A modern abacus is made of wood or plastic. It is rectangular, often about the size of a shoe-box lid. Within the rectangle, there are at least nine vertical rods strung with movable beads. The abacus is based on the decimal system. Each rod represents columns of written numbers. For example, starting from the right and moving left, the first rod represents ones, the second rod represents tens, the third rod represents hundreds, and so forth. A horizontal crossbar is perpendicular to the rods, separating the abacus into two unequal parts. The moveable beads are located either above or below the crossbar. Beads above the crossbar are called heaven beads, and beads below are called earth beads. Each heaven bead has a value of five units and each earth bead has a value of one unit. A Chinese suan pan has two heaven and five earth beads, and the Japanese soroban has one heaven and four earth beads. These two abaci are slightly different from one another, but they are manipulated and used in the same manner. The Russian version of the abacus has many horizontal rods with moveable, undivided beads, nine to a column.

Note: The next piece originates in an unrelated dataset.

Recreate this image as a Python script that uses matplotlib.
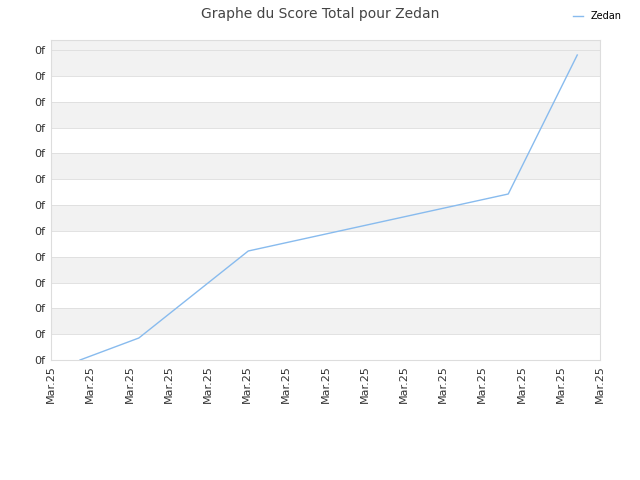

To operate, the soroban or suan pan is placed flat, and all the beads are pushed to the outer edges, away from the crossbar. Usually the heaven beads are moved with the forefinger and the earth beads are moved with the thumb. For the number one, one earth bead would be pushed up to the crossbar. Number two would require two earth beads. For number five, only one heaven bead would to be pushed to the crossbar. The number six would require one heaven (five units) plus one earth (one unit) bead. The number 24 would use four earth beads on the first rod and two earth beads on the second rod. The number 26 then, would use one heaven and one earth bead on the first rod, and two earth beads on the second rod. Addition, subtraction, multiplication, and division can be performed on an abacus. Advanced abacus users can do lengthy multiplication and division problems, and even find the square root or cube root of any number.